Caramel is made by heating sugar until all of the inherent moisture evaporates and the molecules break down and re-form. It’s a tricky process, but it’s not hard to do once you have the basics down:
So. You have two options when making caramel. You can either make a solution of sugar and water, and cook that until the water evaporates and the sugar caramelizes, or you can cook sugar in a skillet, dry, until it caramelizes.
The first method, the “wet” method, is slightly easier but runs a higher risk of not turning out; the second, the “dry” method, is more reliable but needs some fiddling. With either method, use a much larger pan than you think you need, and keep a bowl of ice water handy.
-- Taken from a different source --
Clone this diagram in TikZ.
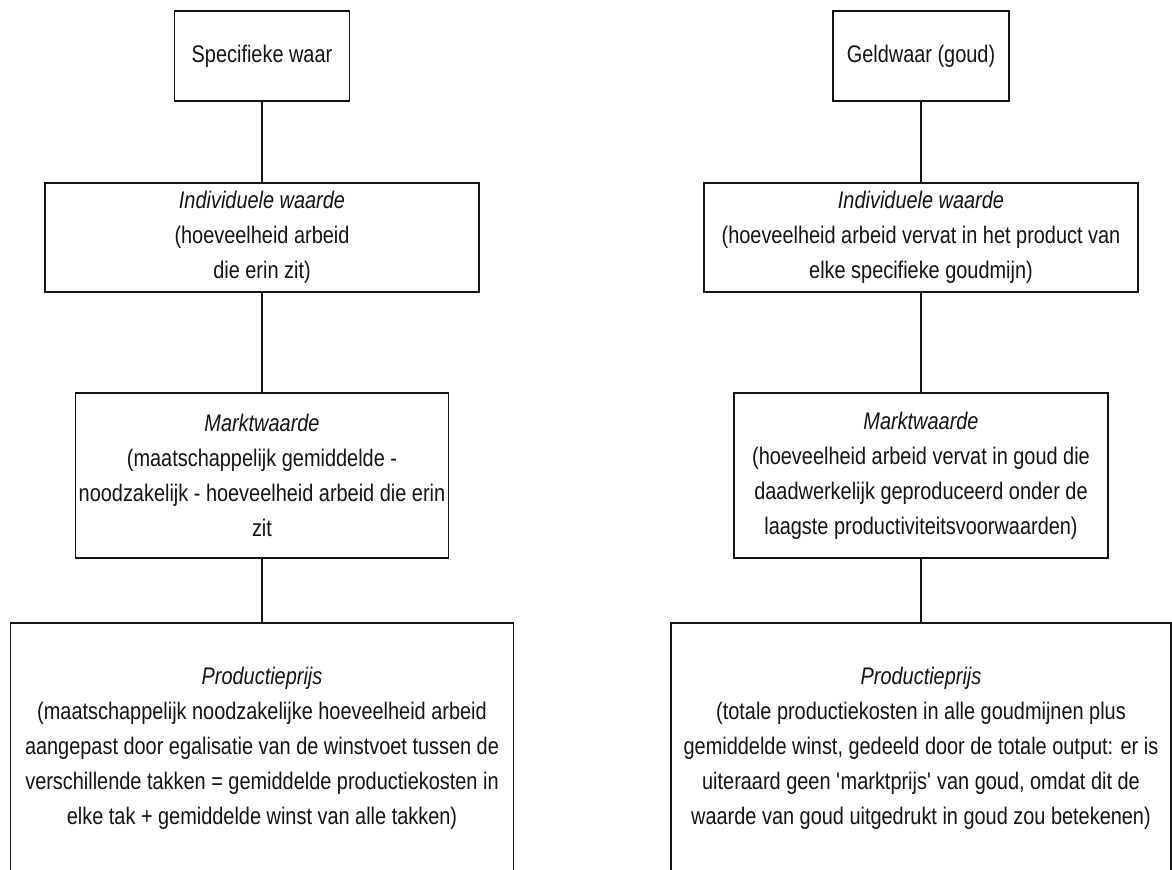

For the wet method, in a scrupulously clean pan, heat a 1:1 ratio of sugar and water together over medium-high heat, swirling the pan occasionally. Don’t stir. It won’t take color until the water evaporates; when it starts, start swirling the pan aggressively until the caramel is just shy of the color you want it.
For the dry method, you’ll need a heatproof rubber spatula. Heat sugar in a heavy-bottomed pan over medium heat until it starts to color around the edges. Once that starts happening, use your spatula to pull the colored bits in towards the center. It’ll look sort of lumpy at first but eventually—after about 5 minutes or so—all the sugar will melt into an even amber and you’ll be good to go.
For either method, once your caramel is the color you want, be ready to move quickly to finish your recipe. If you have to, dip the bottom of the saucepan into the bowl of ice water to stop it from taking on any more color.